Definition:Subsidy reform
📜 Subsidy reform refers to legislative and regulatory efforts to restructure government financial assistance programs that affect the availability, affordability, and design of insurance coverage, particularly in markets such as health insurance, crop insurance, and flood insurance. Within the insurance industry, subsidy reform initiatives directly reshape the competitive landscape by altering who qualifies for public financial support, how much support they receive, and through what mechanisms — premium tax credits, cost-sharing reductions, direct reinsurance subsidies, or rate suppression.

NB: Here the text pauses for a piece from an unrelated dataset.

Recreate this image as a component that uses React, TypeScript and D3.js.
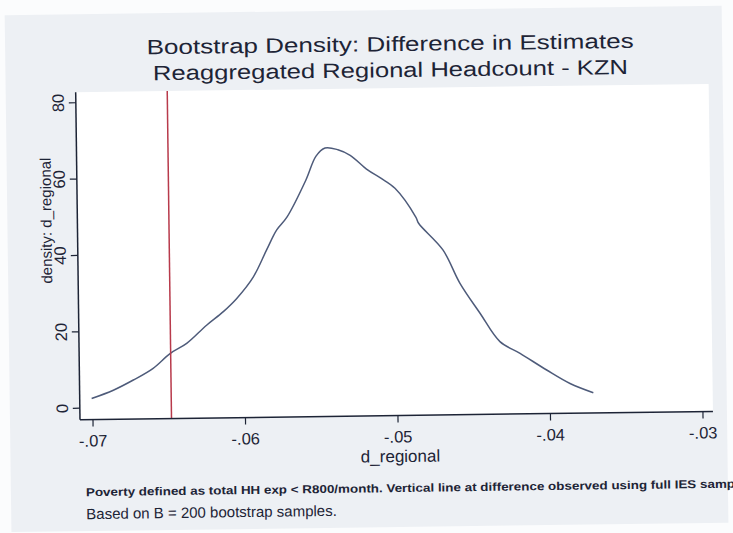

🔄 Reform efforts typically unfold through a combination of federal legislation, state-level regulatory action, and programmatic redesign. In health insurance, the Affordable Care Act's premium subsidies and their periodic expansion or contraction illustrate how subsidy changes ripple through carrier participation decisions, rate filings, and risk pool composition. In flood insurance, the Risk Rating 2.0 overhaul of the National Flood Insurance Program represents subsidy reform aimed at replacing artificially suppressed rates with actuarially sound pricing — a shift that improves long-term program solvency but creates affordability challenges for certain policyholders. Similarly, reforms to federally subsidized crop insurance programs influence which perils are covered, what deductible levels apply, and how much of the premium burden shifts from taxpayers to farmers.
💡 For insurers and insurtech companies, subsidy reform is far from an abstract policy debate — it determines market size, margin potential, and product design constraints. When subsidies expand, more consumers enter the insured population, broadening the addressable market but often under tightly regulated plan structures. When subsidies contract or shift toward risk-based pricing, carriers may see improved underwriting discipline but face enrollment declines and political backlash. Successful navigation requires insurers to model reform scenarios into their strategic planning, engage proactively with regulators and legislators, and build product flexibility that accommodates shifting subsidy frameworks without destabilizing their loss ratios.